* Set problem
Transcribe all of the data exactly. Omit the pictures.

* Provided data
____________________

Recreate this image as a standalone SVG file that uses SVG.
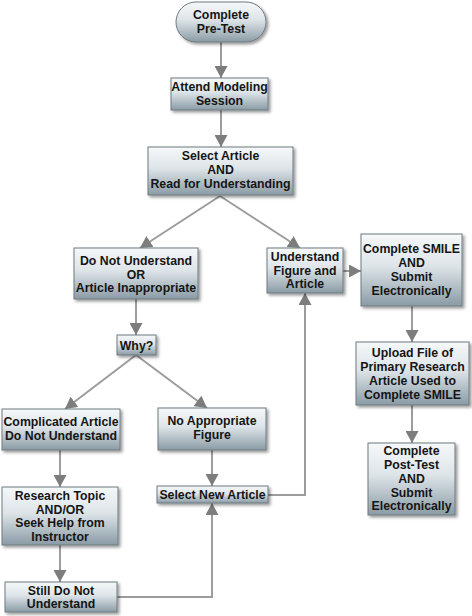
<svg xmlns="http://www.w3.org/2000/svg" width="472" height="616" viewBox="0 0 472 616">
<defs>
<linearGradient id="g" x1="0" y1="0" x2="0" y2="1">
<stop offset="0" stop-color="#f6f8f9"/>
<stop offset="0.45" stop-color="#dde4e8"/>
<stop offset="1" stop-color="#8a9ba5"/>
</linearGradient>
<filter id="sh" x="-10%" y="-10%" width="130%" height="140%">
<feDropShadow dx="2" dy="2" stdDeviation="1.5" flood-color="#000" flood-opacity="0.4"/>
</filter>
<marker id="ah" markerUnits="userSpaceOnUse" markerWidth="13" markerHeight="13" viewBox="0 0 12 12" refX="11" refY="6" orient="auto">
<path d="M0,0 L11,6 L0,12 Z" fill="#7d7d7d"/>
</marker>
<style>
.box{fill:url(#g);stroke:#6f7a80;stroke-width:1;filter:url(#sh)}
.t{font-family:"Liberation Sans",Arial,sans-serif;font-weight:bold;font-size:12.3px;fill:#151515;text-anchor:middle}
.c{fill:none;stroke:#9c9c9c;stroke-width:2}
.a{marker-end:url(#ah)}
</style>
</defs>
<g id="connectors">
<line class="c a" x1="221" y1="42" x2="221" y2="78"/>
<line class="c a" x1="221" y1="110" x2="221" y2="147"/>
<line class="c a" x1="220" y1="196" x2="140" y2="248"/>
<line class="c a" x1="220" y1="196" x2="300" y2="248"/>
<line class="c a" x1="136" y1="299" x2="136" y2="335"/>
<line class="c a" x1="136" y1="355" x2="65" y2="409"/>
<line class="c a" x1="136" y1="355" x2="207" y2="408"/>
<line class="c a" x1="343" y1="271" x2="361" y2="271"/>
<line class="c a" x1="412" y1="306" x2="412" y2="342"/>
<line class="c a" x1="412" y1="405" x2="412" y2="443"/>
<line class="c a" x1="60" y1="450" x2="60" y2="487"/>
<line class="c a" x1="60" y1="545" x2="60" y2="582"/>
<line class="c a" x1="212" y1="450" x2="212" y2="486"/>
<polyline class="c a" points="117,597 212,597 212,503"/>
<polyline class="c a" points="268,495 305,495 305,293"/>
</g>
<g id="pretest">
<rect class="box" x="176" y="2" width="90" height="40" rx="20"/>
<text class="t" x="221" y="19">Complete</text>
<text class="t" x="221" y="32.5">Pre-Test</text>
</g>
<g id="attend">
<rect class="box" x="171" y="78" width="97" height="32"/>
<text class="t" x="219.5" y="91">Attend Modeling</text>
<text class="t" x="219.5" y="104.5">Session</text>
</g>
<g id="select">
<rect class="box" x="148" y="147" width="145" height="48"/>
<text class="t" x="220.5" y="160">Select Article</text>
<text class="t" x="220.5" y="174">AND</text>
<text class="t" x="220.5" y="188">Read for Understanding</text>
</g>
<g id="dnu">
<rect class="box" x="74" y="248" width="124" height="51"/>
<text class="t" x="136" y="265">Do Not Understand</text>
<text class="t" x="136" y="278.5">OR</text>
<text class="t" x="136" y="292">Article Inappropriate</text>
</g>
<g id="why">
<rect class="box" x="117" y="335" width="39" height="20"/>
<text class="t" x="136.5" y="349.5">Why?</text>
</g>
<g id="understand">
<rect class="box" x="267" y="248" width="76" height="45"/>
<text class="t" x="305" y="261">Understand</text>
<text class="t" x="305" y="274.5">Figure and</text>
<text class="t" x="305" y="288">Article</text>
</g>
<g id="smile">
<rect class="box" x="361" y="234" width="101" height="72"/>
<text class="t" x="411.5" y="253">Complete SMILE</text>
<text class="t" x="411.5" y="267">AND</text>
<text class="t" x="411.5" y="281">Submit</text>
<text class="t" x="411.5" y="295">Electronically</text>
</g>
<g id="upload">
<rect class="box" x="356" y="342" width="113" height="63"/>
<text class="t" x="412.5" y="357">Upload File of</text>
<text class="t" x="412.5" y="371">Primary Research</text>
<text class="t" x="412.5" y="385">Article Used to</text>
<text class="t" x="412.5" y="399">Complete SMILE</text>
</g>
<g id="posttest">
<rect class="box" x="368" y="443" width="87" height="72"/>
<text class="t" x="411.5" y="455">Complete</text>
<text class="t" x="411.5" y="469">Post-Test</text>
<text class="t" x="411.5" y="483">AND</text>
<text class="t" x="411.5" y="496.5">Submit</text>
<text class="t" x="411.5" y="510">Electronically</text>
</g>
<g id="complicated">
<rect class="box" x="2" y="409" width="118" height="41"/>
<text class="t" x="61" y="426">Complicated Article</text>
<text class="t" x="61" y="440">Do Not Understand</text>
</g>
<g id="nofig">
<rect class="box" x="158" y="408" width="108" height="42"/>
<text class="t" x="212" y="425">No Appropriate</text>
<text class="t" x="212" y="439">Figure</text>
</g>
<g id="selectnew">
<rect class="box" x="157" y="486" width="111" height="17"/>
<text class="t" x="212.5" y="499">Select New Article</text>
</g>
<g id="research">
<rect class="box" x="2" y="487" width="116" height="58"/>
<text class="t" x="60" y="500">Research Topic</text>
<text class="t" x="60" y="513.5">AND/OR</text>
<text class="t" x="60" y="527">Seek Help from</text>
<text class="t" x="60" y="540.5">Instructor</text>
</g>
<g id="still">
<rect class="box" x="5" y="582" width="112" height="30"/>
<text class="t" x="61" y="594.5">Still Do Not</text>
<text class="t" x="61" y="608">Understand</text>
</g>
</svg>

____________________

* Task solution
Recreate this image as a standalone SVG file that uses SVG.
<svg xmlns="http://www.w3.org/2000/svg" width="472" height="616" viewBox="0 0 472 616">
<defs>
<linearGradient id="g" x1="0" y1="0" x2="0" y2="1">
<stop offset="0" stop-color="#f6f8f9"/>
<stop offset="0.45" stop-color="#dde4e8"/>
<stop offset="1" stop-color="#8a9ba5"/>
</linearGradient>
<filter id="sh" x="-10%" y="-10%" width="130%" height="140%">
<feDropShadow dx="2" dy="2" stdDeviation="1.5" flood-color="#000" flood-opacity="0.4"/>
</filter>
<marker id="ah" markerUnits="userSpaceOnUse" markerWidth="13" markerHeight="13" viewBox="0 0 12 12" refX="11" refY="6" orient="auto">
<path d="M0,0 L11,6 L0,12 Z" fill="#7d7d7d"/>
</marker>
<style>
.box{fill:url(#g);stroke:#6f7a80;stroke-width:1;filter:url(#sh)}
.t{font-family:"Liberation Sans",Arial,sans-serif;font-weight:bold;font-size:12.3px;fill:#151515;text-anchor:middle}
.c{fill:none;stroke:#9c9c9c;stroke-width:2}
.a{marker-end:url(#ah)}
</style>
</defs>
<g id="connectors">
<line class="c a" x1="221" y1="42" x2="221" y2="78"/>
<line class="c a" x1="221" y1="110" x2="221" y2="147"/>
<line class="c a" x1="220" y1="196" x2="140" y2="248"/>
<line class="c a" x1="220" y1="196" x2="300" y2="248"/>
<line class="c a" x1="136" y1="299" x2="136" y2="335"/>
<line class="c a" x1="136" y1="355" x2="65" y2="409"/>
<line class="c a" x1="136" y1="355" x2="207" y2="408"/>
<line class="c a" x1="343" y1="271" x2="361" y2="271"/>
<line class="c a" x1="412" y1="306" x2="412" y2="342"/>
<line class="c a" x1="412" y1="405" x2="412" y2="443"/>
<line class="c a" x1="60" y1="450" x2="60" y2="487"/>
<line class="c a" x1="60" y1="545" x2="60" y2="582"/>
<line class="c a" x1="212" y1="450" x2="212" y2="486"/>
<polyline class="c a" points="117,597 212,597 212,503"/>
<polyline class="c a" points="268,495 305,495 305,293"/>
</g>
<g id="pretest">
<rect class="box" x="176" y="2" width="90" height="40" rx="20"/>
<text class="t" x="221" y="19">Complete</text>
<text class="t" x="221" y="32.5">Pre-Test</text>
</g>
<g id="attend">
<rect class="box" x="171" y="78" width="97" height="32"/>
<text class="t" x="219.5" y="91">Attend Modeling</text>
<text class="t" x="219.5" y="104.5">Session</text>
</g>
<g id="select">
<rect class="box" x="148" y="147" width="145" height="48"/>
<text class="t" x="220.5" y="160">Select Article</text>
<text class="t" x="220.5" y="174">AND</text>
<text class="t" x="220.5" y="188">Read for Understanding</text>
</g>
<g id="dnu">
<rect class="box" x="74" y="248" width="124" height="51"/>
<text class="t" x="136" y="265">Do Not Understand</text>
<text class="t" x="136" y="278.5">OR</text>
<text class="t" x="136" y="292">Article Inappropriate</text>
</g>
<g id="why">
<rect class="box" x="117" y="335" width="39" height="20"/>
<text class="t" x="136.5" y="349.5">Why?</text>
</g>
<g id="understand">
<rect class="box" x="267" y="248" width="76" height="45"/>
<text class="t" x="305" y="261">Understand</text>
<text class="t" x="305" y="274.5">Figure and</text>
<text class="t" x="305" y="288">Article</text>
</g>
<g id="smile">
<rect class="box" x="361" y="234" width="101" height="72"/>
<text class="t" x="411.5" y="253">Complete SMILE</text>
<text class="t" x="411.5" y="267">AND</text>
<text class="t" x="411.5" y="281">Submit</text>
<text class="t" x="411.5" y="295">Electronically</text>
</g>
<g id="upload">
<rect class="box" x="356" y="342" width="113" height="63"/>
<text class="t" x="412.5" y="357">Upload File of</text>
<text class="t" x="412.5" y="371">Primary Research</text>
<text class="t" x="412.5" y="385">Article Used to</text>
<text class="t" x="412.5" y="399">Complete SMILE</text>
</g>
<g id="posttest">
<rect class="box" x="368" y="443" width="87" height="72"/>
<text class="t" x="411.5" y="455">Complete</text>
<text class="t" x="411.5" y="469">Post-Test</text>
<text class="t" x="411.5" y="483">AND</text>
<text class="t" x="411.5" y="496.5">Submit</text>
<text class="t" x="411.5" y="510">Electronically</text>
</g>
<g id="complicated">
<rect class="box" x="2" y="409" width="118" height="41"/>
<text class="t" x="61" y="426">Complicated Article</text>
<text class="t" x="61" y="440">Do Not Understand</text>
</g>
<g id="nofig">
<rect class="box" x="158" y="408" width="108" height="42"/>
<text class="t" x="212" y="425">No Appropriate</text>
<text class="t" x="212" y="439">Figure</text>
</g>
<g id="selectnew">
<rect class="box" x="157" y="486" width="111" height="17"/>
<text class="t" x="212.5" y="499">Select New Article</text>
</g>
<g id="research">
<rect class="box" x="2" y="487" width="116" height="58"/>
<text class="t" x="60" y="500">Research Topic</text>
<text class="t" x="60" y="513.5">AND/OR</text>
<text class="t" x="60" y="527">Seek Help from</text>
<text class="t" x="60" y="540.5">Instructor</text>
</g>
<g id="still">
<rect class="box" x="5" y="582" width="112" height="30"/>
<text class="t" x="61" y="594.5">Still Do Not</text>
<text class="t" x="61" y="608">Understand</text>
</g>
</svg>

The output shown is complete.